══ Supplied information
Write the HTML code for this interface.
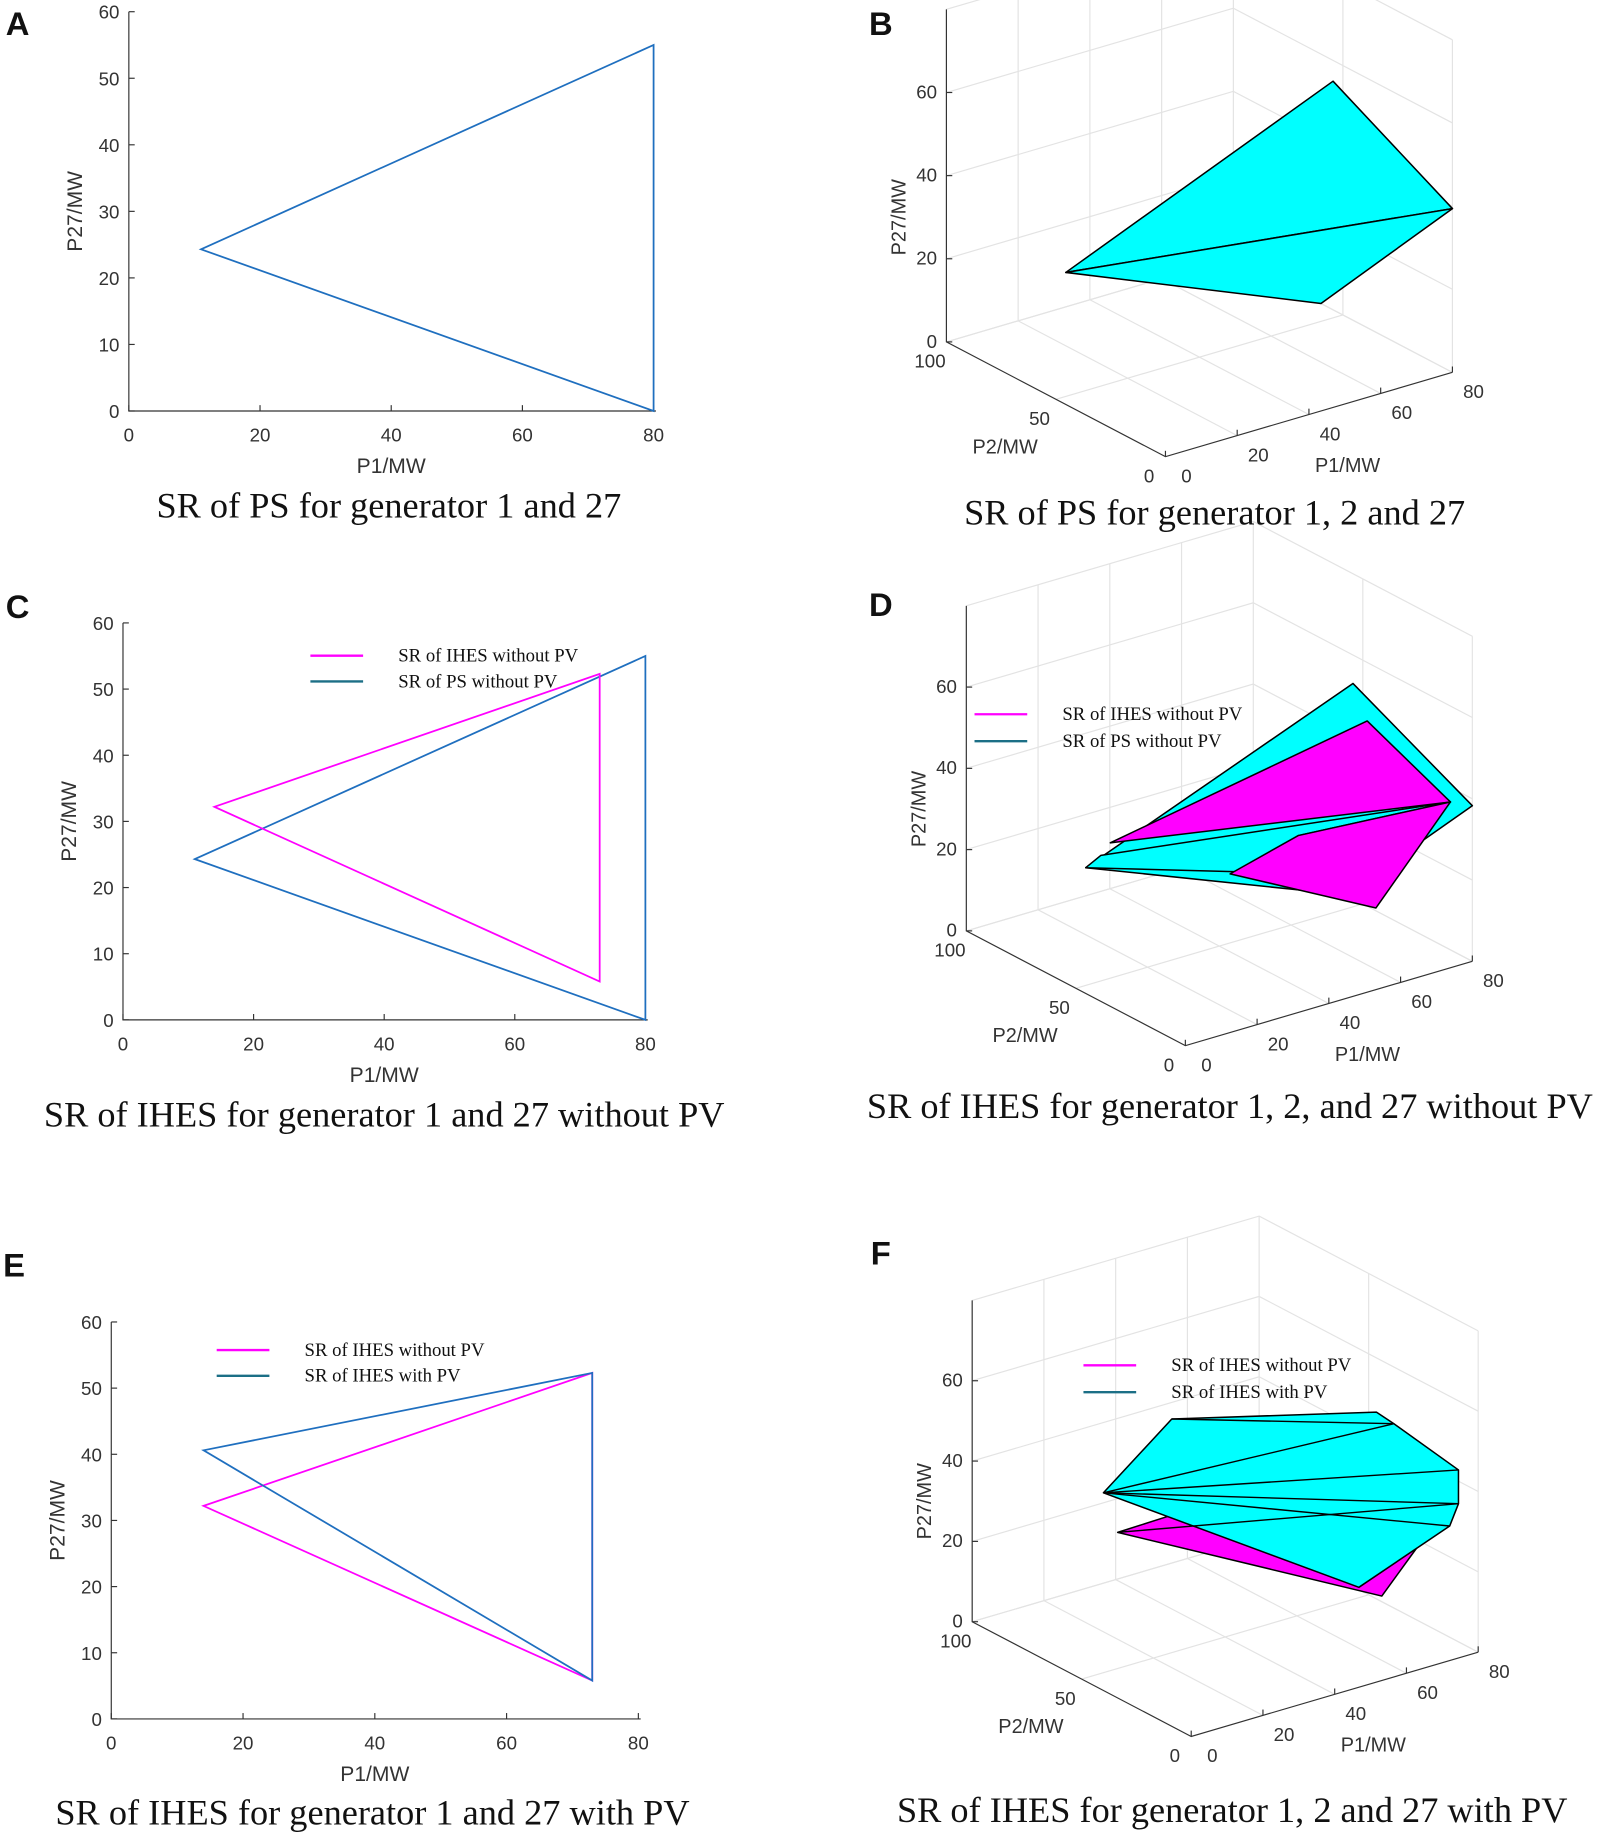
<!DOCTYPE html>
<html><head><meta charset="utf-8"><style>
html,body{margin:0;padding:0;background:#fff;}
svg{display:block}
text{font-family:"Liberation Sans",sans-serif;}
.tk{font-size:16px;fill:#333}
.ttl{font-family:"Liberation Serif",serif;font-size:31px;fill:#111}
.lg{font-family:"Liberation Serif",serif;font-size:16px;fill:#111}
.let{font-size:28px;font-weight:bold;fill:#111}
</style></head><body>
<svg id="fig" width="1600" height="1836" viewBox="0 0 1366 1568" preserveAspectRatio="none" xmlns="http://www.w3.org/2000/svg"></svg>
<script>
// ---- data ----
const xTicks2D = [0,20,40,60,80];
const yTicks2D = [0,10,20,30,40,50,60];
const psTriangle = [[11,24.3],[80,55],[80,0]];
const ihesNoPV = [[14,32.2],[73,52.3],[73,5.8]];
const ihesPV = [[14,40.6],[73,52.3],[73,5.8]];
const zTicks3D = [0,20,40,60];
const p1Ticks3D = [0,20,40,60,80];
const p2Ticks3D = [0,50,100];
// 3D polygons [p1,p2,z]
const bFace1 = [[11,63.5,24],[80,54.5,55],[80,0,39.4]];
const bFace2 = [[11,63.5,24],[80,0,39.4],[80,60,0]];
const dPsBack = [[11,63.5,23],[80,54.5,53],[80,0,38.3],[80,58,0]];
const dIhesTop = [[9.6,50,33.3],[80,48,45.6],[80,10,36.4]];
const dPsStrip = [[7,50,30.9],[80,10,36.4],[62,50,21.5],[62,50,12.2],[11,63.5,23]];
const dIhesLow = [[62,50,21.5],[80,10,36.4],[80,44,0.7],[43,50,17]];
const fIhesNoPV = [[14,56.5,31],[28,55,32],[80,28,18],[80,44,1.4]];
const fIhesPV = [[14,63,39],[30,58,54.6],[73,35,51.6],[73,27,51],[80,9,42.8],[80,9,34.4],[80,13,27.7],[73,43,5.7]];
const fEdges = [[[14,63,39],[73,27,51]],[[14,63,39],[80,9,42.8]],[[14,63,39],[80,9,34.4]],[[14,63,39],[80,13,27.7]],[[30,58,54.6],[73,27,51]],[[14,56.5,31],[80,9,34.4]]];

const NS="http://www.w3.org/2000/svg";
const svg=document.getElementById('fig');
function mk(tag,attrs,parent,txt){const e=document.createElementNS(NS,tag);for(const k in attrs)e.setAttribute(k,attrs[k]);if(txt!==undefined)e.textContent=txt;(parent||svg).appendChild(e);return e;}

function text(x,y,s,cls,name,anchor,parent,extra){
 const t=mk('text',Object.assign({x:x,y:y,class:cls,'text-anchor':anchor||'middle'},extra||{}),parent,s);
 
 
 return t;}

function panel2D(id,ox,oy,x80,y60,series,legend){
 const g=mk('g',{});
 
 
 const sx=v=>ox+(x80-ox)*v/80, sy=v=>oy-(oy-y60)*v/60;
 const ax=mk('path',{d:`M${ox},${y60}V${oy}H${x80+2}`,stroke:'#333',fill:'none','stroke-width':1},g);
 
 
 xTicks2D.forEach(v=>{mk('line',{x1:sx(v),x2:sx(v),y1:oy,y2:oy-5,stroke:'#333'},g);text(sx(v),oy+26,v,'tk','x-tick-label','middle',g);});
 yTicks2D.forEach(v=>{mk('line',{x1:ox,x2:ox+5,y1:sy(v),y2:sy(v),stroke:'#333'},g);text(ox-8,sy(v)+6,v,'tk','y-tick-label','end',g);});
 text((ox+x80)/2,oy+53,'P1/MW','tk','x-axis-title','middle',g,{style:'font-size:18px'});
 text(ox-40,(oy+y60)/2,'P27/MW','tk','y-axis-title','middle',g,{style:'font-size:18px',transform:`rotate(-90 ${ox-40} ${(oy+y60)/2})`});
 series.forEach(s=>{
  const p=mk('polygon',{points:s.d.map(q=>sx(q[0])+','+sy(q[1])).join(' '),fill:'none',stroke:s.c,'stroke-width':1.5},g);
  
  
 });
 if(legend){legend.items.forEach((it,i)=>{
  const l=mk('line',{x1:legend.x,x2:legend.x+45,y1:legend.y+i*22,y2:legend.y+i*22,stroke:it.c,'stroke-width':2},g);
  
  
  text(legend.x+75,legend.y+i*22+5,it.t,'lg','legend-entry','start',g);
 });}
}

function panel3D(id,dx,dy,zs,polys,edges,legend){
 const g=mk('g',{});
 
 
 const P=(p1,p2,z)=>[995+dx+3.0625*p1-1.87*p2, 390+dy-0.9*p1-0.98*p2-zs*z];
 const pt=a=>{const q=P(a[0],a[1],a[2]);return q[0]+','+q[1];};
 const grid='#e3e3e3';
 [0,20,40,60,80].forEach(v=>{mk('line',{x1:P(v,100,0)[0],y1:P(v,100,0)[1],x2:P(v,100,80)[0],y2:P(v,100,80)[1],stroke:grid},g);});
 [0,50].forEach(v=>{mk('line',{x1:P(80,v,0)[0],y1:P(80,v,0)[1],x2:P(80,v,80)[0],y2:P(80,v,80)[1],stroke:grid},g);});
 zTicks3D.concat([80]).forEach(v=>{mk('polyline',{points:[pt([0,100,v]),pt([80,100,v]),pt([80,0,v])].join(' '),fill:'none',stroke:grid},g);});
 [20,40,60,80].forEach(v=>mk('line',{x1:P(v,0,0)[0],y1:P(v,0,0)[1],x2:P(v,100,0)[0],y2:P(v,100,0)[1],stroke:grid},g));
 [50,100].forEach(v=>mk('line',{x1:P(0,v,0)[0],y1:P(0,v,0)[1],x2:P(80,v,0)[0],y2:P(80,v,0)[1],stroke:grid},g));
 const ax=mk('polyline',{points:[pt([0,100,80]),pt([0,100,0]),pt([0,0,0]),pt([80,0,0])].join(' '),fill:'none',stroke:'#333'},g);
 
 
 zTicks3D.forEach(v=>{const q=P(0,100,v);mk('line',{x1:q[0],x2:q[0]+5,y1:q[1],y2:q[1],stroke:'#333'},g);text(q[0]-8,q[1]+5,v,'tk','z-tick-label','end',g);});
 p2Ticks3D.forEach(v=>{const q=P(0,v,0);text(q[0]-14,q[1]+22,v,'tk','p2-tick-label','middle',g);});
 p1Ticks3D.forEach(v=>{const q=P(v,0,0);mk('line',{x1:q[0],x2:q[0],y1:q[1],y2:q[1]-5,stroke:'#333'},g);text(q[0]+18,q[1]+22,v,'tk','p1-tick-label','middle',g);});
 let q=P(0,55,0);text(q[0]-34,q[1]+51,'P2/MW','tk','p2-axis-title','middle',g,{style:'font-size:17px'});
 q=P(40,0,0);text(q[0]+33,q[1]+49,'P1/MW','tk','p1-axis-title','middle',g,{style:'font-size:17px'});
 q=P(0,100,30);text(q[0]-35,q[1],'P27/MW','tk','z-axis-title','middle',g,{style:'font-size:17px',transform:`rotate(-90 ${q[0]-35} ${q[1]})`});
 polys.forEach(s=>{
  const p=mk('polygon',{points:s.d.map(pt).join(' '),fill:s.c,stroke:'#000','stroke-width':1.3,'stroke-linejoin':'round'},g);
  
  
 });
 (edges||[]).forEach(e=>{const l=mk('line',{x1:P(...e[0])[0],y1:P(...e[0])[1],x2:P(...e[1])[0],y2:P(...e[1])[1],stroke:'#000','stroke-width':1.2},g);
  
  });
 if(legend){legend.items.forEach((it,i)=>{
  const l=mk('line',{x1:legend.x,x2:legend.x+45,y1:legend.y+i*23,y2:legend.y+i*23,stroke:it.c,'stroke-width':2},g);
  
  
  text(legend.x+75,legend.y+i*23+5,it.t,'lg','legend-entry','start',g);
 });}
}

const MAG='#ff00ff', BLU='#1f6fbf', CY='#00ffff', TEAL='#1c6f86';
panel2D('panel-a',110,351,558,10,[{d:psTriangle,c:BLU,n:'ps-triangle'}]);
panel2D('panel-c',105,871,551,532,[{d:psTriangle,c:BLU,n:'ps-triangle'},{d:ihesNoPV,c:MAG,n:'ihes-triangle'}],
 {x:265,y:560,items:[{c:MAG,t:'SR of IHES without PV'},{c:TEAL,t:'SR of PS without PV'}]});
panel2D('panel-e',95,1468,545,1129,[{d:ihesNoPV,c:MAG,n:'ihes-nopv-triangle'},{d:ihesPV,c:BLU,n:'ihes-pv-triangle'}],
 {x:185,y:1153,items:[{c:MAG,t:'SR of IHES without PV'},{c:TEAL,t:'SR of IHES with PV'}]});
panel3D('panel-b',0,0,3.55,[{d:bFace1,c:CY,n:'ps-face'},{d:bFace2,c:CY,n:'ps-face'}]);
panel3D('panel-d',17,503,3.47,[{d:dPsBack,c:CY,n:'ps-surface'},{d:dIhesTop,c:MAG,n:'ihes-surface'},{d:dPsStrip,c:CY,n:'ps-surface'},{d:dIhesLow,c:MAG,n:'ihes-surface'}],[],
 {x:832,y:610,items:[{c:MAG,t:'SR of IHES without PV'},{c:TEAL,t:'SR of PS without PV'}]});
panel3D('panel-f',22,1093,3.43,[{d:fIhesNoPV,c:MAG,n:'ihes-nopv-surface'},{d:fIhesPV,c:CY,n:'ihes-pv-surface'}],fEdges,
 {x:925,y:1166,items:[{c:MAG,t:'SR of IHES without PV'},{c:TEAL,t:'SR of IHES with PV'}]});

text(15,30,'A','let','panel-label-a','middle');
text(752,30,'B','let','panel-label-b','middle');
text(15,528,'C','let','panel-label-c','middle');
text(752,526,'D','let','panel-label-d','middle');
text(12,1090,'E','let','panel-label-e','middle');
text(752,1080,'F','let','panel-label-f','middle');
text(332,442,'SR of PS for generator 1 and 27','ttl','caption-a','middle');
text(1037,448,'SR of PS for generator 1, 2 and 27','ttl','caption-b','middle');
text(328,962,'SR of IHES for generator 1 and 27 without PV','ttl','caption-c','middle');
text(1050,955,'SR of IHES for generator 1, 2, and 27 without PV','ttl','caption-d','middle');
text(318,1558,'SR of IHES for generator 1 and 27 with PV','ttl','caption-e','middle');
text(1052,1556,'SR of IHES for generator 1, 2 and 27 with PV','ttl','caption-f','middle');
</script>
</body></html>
════
● Task: Starting at the top of the listing above, reproduce each line up to and including the one with "e=document.createElementNS(NS,tag);for(const k in"; omit the pictures.

● Output of the exercise:
Write the HTML code for this interface.
<!DOCTYPE html>
<html><head><meta charset="utf-8"><style>
html,body{margin:0;padding:0;background:#fff;}
svg{display:block}
text{font-family:"Liberation Sans",sans-serif;}
.tk{font-size:16px;fill:#333}
.ttl{font-family:"Liberation Serif",serif;font-size:31px;fill:#111}
.lg{font-family:"Liberation Serif",serif;font-size:16px;fill:#111}
.let{font-size:28px;font-weight:bold;fill:#111}
</style></head><body>
<svg id="fig" width="1600" height="1836" viewBox="0 0 1366 1568" preserveAspectRatio="none" xmlns="http://www.w3.org/2000/svg"></svg>
<script>
// ---- data ----
const xTicks2D = [0,20,40,60,80];
const yTicks2D = [0,10,20,30,40,50,60];
const psTriangle = [[11,24.3],[80,55],[80,0]];
const ihesNoPV = [[14,32.2],[73,52.3],[73,5.8]];
const ihesPV = [[14,40.6],[73,52.3],[73,5.8]];
const zTicks3D = [0,20,40,60];
const p1Ticks3D = [0,20,40,60,80];
const p2Ticks3D = [0,50,100];
// 3D polygons [p1,p2,z]
const bFace1 = [[11,63.5,24],[80,54.5,55],[80,0,39.4]];
const bFace2 = [[11,63.5,24],[80,0,39.4],[80,60,0]];
const dPsBack = [[11,63.5,23],[80,54.5,53],[80,0,38.3],[80,58,0]];
const dIhesTop = [[9.6,50,33.3],[80,48,45.6],[80,10,36.4]];
const dPsStrip = [[7,50,30.9],[80,10,36.4],[62,50,21.5],[62,50,12.2],[11,63.5,23]];
const dIhesLow = [[62,50,21.5],[80,10,36.4],[80,44,0.7],[43,50,17]];
const fIhesNoPV = [[14,56.5,31],[28,55,32],[80,28,18],[80,44,1.4]];
const fIhesPV = [[14,63,39],[30,58,54.6],[73,35,51.6],[73,27,51],[80,9,42.8],[80,9,34.4],[80,13,27.7],[73,43,5.7]];
const fEdges = [[[14,63,39],[73,27,51]],[[14,63,39],[80,9,42.8]],[[14,63,39],[80,9,34.4]],[[14,63,39],[80,13,27.7]],[[30,58,54.6],[73,27,51]],[[14,56.5,31],[80,9,34.4]]];

const NS="http://www.w3.org/2000/svg";
const svg=document.getElementById('fig');
function mk(tag,attrs,parent,txt){const e=document.createElementNS(NS,tag);for(const k in attrs)e.setAttribute(k,attrs[k]);if(txt!==undefined)e.textContent=txt;(parent||svg).appendChild(e);return e;}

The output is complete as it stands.